_Challenge_. Repeat the data word for word. Do not include the pictures.

*** Source data ***

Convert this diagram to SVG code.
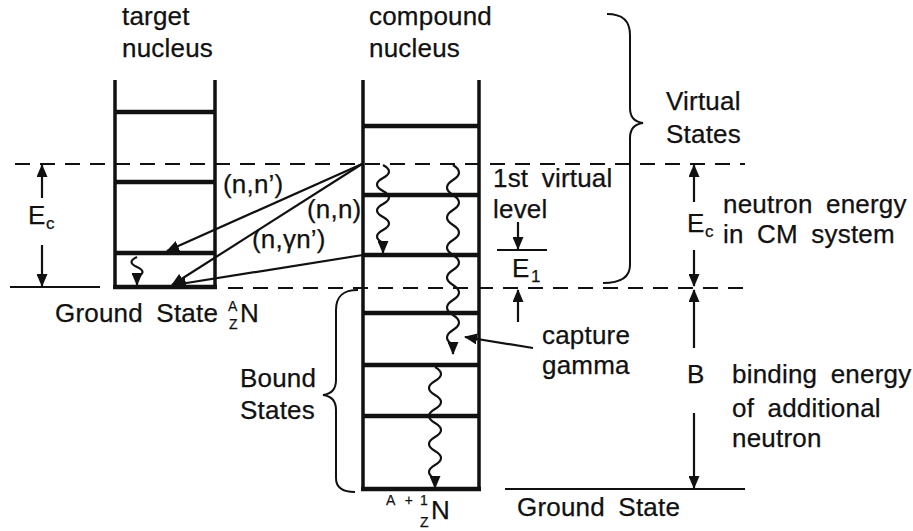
<svg xmlns="http://www.w3.org/2000/svg" width="913" height="531" viewBox="0 0 913 531">
<defs>
<marker id="ah" markerUnits="userSpaceOnUse" markerWidth="13" markerHeight="11" refX="12" refY="5.5" orient="auto">
<path d="M0,0 L13,5.5 L0,11 z" fill="#111"/>
</marker>
<style>
text{font-family:"Liberation Sans",Arial,sans-serif;font-size:26px;fill:#111;stroke:#111;stroke-width:0.25;letter-spacing:0.2px;word-spacing:6px}
.sm{font-size:17px}
.xs{font-size:14px}
.wall{stroke:#111;stroke-width:3.5;fill:none}
.lvl{stroke:#111;stroke-width:4.5;fill:none}
.dash{stroke:#111;stroke-width:2;stroke-dasharray:15 10;fill:none}
.ln{stroke:#111;stroke-width:2;fill:none}
.arr{stroke:#111;stroke-width:2.2;fill:none;marker-end:url(#ah)}
.wave{stroke:#111;stroke-width:2.2;fill:none;marker-end:url(#ah)}
</style>
</defs>
<rect width="913" height="531" fill="#fff"/>

<g id="reference-lines">
<path class="dash" d="M15,164 H745"/>
<path class="dash" d="M228,288 H745"/>
<path class="ln" d="M10,287 H100"/>
<path class="ln" d="M505,489 H745"/>
<path class="ln" d="M497,250 H547"/>
</g>

<g id="target-nucleus">
<path class="wall" d="M115,80 V289 M215,80 V289"/>
<path class="lvl" d="M115,112 H215 M115,182 H215 M115,253 H215 M113,287 H217"/>
<text x="122" y="25">target</text>
<text x="122" y="57">nucleus</text>
<text x="55" y="322">Ground State</text>
<text class="xs" x="228" y="311">A</text>
<text class="xs" x="229" y="329">Z</text>
<text x="240" y="322">N</text>
</g>

<g id="compound-nucleus">
<path class="wall" d="M363,80 V491 M479,80 V491"/>
<path class="lvl" d="M363,126 H479 M363,195 H479 M363,255 H479 M363,313 H479 M363,365 H479 M363,416 H479 M361,489 H481"/>
<text x="369" y="25">compound</text>
<text x="369" y="57">nucleus</text>
<text class="xs" x="386" y="505">A + </text>
<text class="xs" x="420" y="505">1</text>
<text class="xs" x="420" y="527">Z</text>
<text x="431" y="519">N</text>
</g>

<g id="virtual-states">
<path class="ln" d="M607,14 C622,14 630,20 630,35 L630,108 C630,118 635,122 643,123 C635,124 630,128 630,138 L630,265 C630,278 620,283 603,283"/>
<text x="666" y="110">Virtual</text>
<text x="666" y="143">States</text>
</g>

<g id="bound-states">
<path class="ln" d="M358,290 C343,290 336,296 336,310 L336,380 C336,390 331,394 323,395 C331,396 336,400 336,410 L336,478 C336,488 343,492 355,492"/>
<text x="240" y="387">Bound</text>
<text x="240" y="419">States</text>
</g>

<g id="labels">
<text x="223" y="193">(n,n’)</text>
<text x="307" y="218">(n,n)</text>
<text x="252" y="248">(n,γn’)</text>
<text x="493" y="187">1st virtual</text>
<text x="493" y="218">level</text>
<text x="512" y="277">E</text><text class="sm" x="531" y="282">1</text>
<text x="28" y="224">E</text><text class="sm" x="46" y="229">c</text>
<text x="687" y="232">E</text><text class="sm" x="705" y="237">c</text>
<text x="723" y="213">neutron energy</text>
<text x="723" y="243">in CM system</text>
<text x="542" y="344">capture</text>
<text x="542" y="374">gamma</text>
<text x="687" y="383">B</text>
<text x="732" y="383">binding energy</text>
<text x="732" y="417">of additional</text>
<text x="732" y="447">neutron</text>
<text x="517" y="516">Ground State</text>
</g>

<g id="connectors">
<path class="arr" d="M42,198 V165"/>
<path class="arr" d="M42,245 V286"/>
<path class="arr" d="M694,202 V165"/>
<path class="arr" d="M694,250 V286"/>
<path class="arr" d="M694,348 V290"/>
<path class="arr" d="M694,413 V488"/>
<path class="arr" d="M518,222 V249"/>
<path class="arr" d="M518,322 V290"/>
<path class="arr" d="M533,348 L465,337"/>
<path class="arr" d="M362,164 L167,251"/>
<path class="arr" d="M362,164 L172,285"/>
<path class="arr" d="M363,255 L174,285"/>
<path class="wave" d="M383,165 q12,6.5 0,13 t0,13 t0,13 t0,13 t0,13 t0,13 v10"/>
<path class="wave" d="M453,165 q12,7.5 0,15 t0,15 t0,15 t0,15 t0,15 t0,15 t0,15 t0,15 t0,15 t0,15 t0,15 t0,15 v9"/>
<path class="wave" d="M435,367 q12,7 0,14 t0,14 t0,14 t0,14 t0,14 t0,14 t0,14 t0,14 v9"/>
<path class="wave" d="M137,257 q-11,5 0,10 t0,10 v8"/>
</g>
</svg>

***

_Solution for this task_.
Convert this diagram to SVG code.
<svg xmlns="http://www.w3.org/2000/svg" width="913" height="531" viewBox="0 0 913 531">
<defs>
<marker id="ah" markerUnits="userSpaceOnUse" markerWidth="13" markerHeight="11" refX="12" refY="5.5" orient="auto">
<path d="M0,0 L13,5.5 L0,11 z" fill="#111"/>
</marker>
<style>
text{font-family:"Liberation Sans",Arial,sans-serif;font-size:26px;fill:#111;stroke:#111;stroke-width:0.25;letter-spacing:0.2px;word-spacing:6px}
.sm{font-size:17px}
.xs{font-size:14px}
.wall{stroke:#111;stroke-width:3.5;fill:none}
.lvl{stroke:#111;stroke-width:4.5;fill:none}
.dash{stroke:#111;stroke-width:2;stroke-dasharray:15 10;fill:none}
.ln{stroke:#111;stroke-width:2;fill:none}
.arr{stroke:#111;stroke-width:2.2;fill:none;marker-end:url(#ah)}
.wave{stroke:#111;stroke-width:2.2;fill:none;marker-end:url(#ah)}
</style>
</defs>
<rect width="913" height="531" fill="#fff"/>

<g id="reference-lines">
<path class="dash" d="M15,164 H745"/>
<path class="dash" d="M228,288 H745"/>
<path class="ln" d="M10,287 H100"/>
<path class="ln" d="M505,489 H745"/>
<path class="ln" d="M497,250 H547"/>
</g>

<g id="target-nucleus">
<path class="wall" d="M115,80 V289 M215,80 V289"/>
<path class="lvl" d="M115,112 H215 M115,182 H215 M115,253 H215 M113,287 H217"/>
<text x="122" y="25">target</text>
<text x="122" y="57">nucleus</text>
<text x="55" y="322">Ground State</text>
<text class="xs" x="228" y="311">A</text>
<text class="xs" x="229" y="329">Z</text>
<text x="240" y="322">N</text>
</g>

<g id="compound-nucleus">
<path class="wall" d="M363,80 V491 M479,80 V491"/>
<path class="lvl" d="M363,126 H479 M363,195 H479 M363,255 H479 M363,313 H479 M363,365 H479 M363,416 H479 M361,489 H481"/>
<text x="369" y="25">compound</text>
<text x="369" y="57">nucleus</text>
<text class="xs" x="386" y="505">A + </text>
<text class="xs" x="420" y="505">1</text>
<text class="xs" x="420" y="527">Z</text>
<text x="431" y="519">N</text>
</g>

<g id="virtual-states">
<path class="ln" d="M607,14 C622,14 630,20 630,35 L630,108 C630,118 635,122 643,123 C635,124 630,128 630,138 L630,265 C630,278 620,283 603,283"/>
<text x="666" y="110">Virtual</text>
<text x="666" y="143">States</text>
</g>

<g id="bound-states">
<path class="ln" d="M358,290 C343,290 336,296 336,310 L336,380 C336,390 331,394 323,395 C331,396 336,400 336,410 L336,478 C336,488 343,492 355,492"/>
<text x="240" y="387">Bound</text>
<text x="240" y="419">States</text>
</g>

<g id="labels">
<text x="223" y="193">(n,n’)</text>
<text x="307" y="218">(n,n)</text>
<text x="252" y="248">(n,γn’)</text>
<text x="493" y="187">1st virtual</text>
<text x="493" y="218">level</text>
<text x="512" y="277">E</text><text class="sm" x="531" y="282">1</text>
<text x="28" y="224">E</text><text class="sm" x="46" y="229">c</text>
<text x="687" y="232">E</text><text class="sm" x="705" y="237">c</text>
<text x="723" y="213">neutron energy</text>
<text x="723" y="243">in CM system</text>
<text x="542" y="344">capture</text>
<text x="542" y="374">gamma</text>
<text x="687" y="383">B</text>
<text x="732" y="383">binding energy</text>
<text x="732" y="417">of additional</text>
<text x="732" y="447">neutron</text>
<text x="517" y="516">Ground State</text>
</g>

<g id="connectors">
<path class="arr" d="M42,198 V165"/>
<path class="arr" d="M42,245 V286"/>
<path class="arr" d="M694,202 V165"/>
<path class="arr" d="M694,250 V286"/>
<path class="arr" d="M694,348 V290"/>
<path class="arr" d="M694,413 V488"/>
<path class="arr" d="M518,222 V249"/>
<path class="arr" d="M518,322 V290"/>
<path class="arr" d="M533,348 L465,337"/>
<path class="arr" d="M362,164 L167,251"/>
<path class="arr" d="M362,164 L172,285"/>
<path class="arr" d="M363,255 L174,285"/>
<path class="wave" d="M383,165 q12,6.5 0,13 t0,13 t0,13 t0,13 t0,13 t0,13 v10"/>
<path class="wave" d="M453,165 q12,7.5 0,15 t0,15 t0,15 t0,15 t0,15 t0,15 t0,15 t0,15 t0,15 t0,15 t0,15 t0,15 v9"/>
<path class="wave" d="M435,367 q12,7 0,14 t0,14 t0,14 t0,14 t0,14 t0,14 t0,14 t0,14 v9"/>
<path class="wave" d="M137,257 q-11,5 0,10 t0,10 v8"/>
</g>
</svg>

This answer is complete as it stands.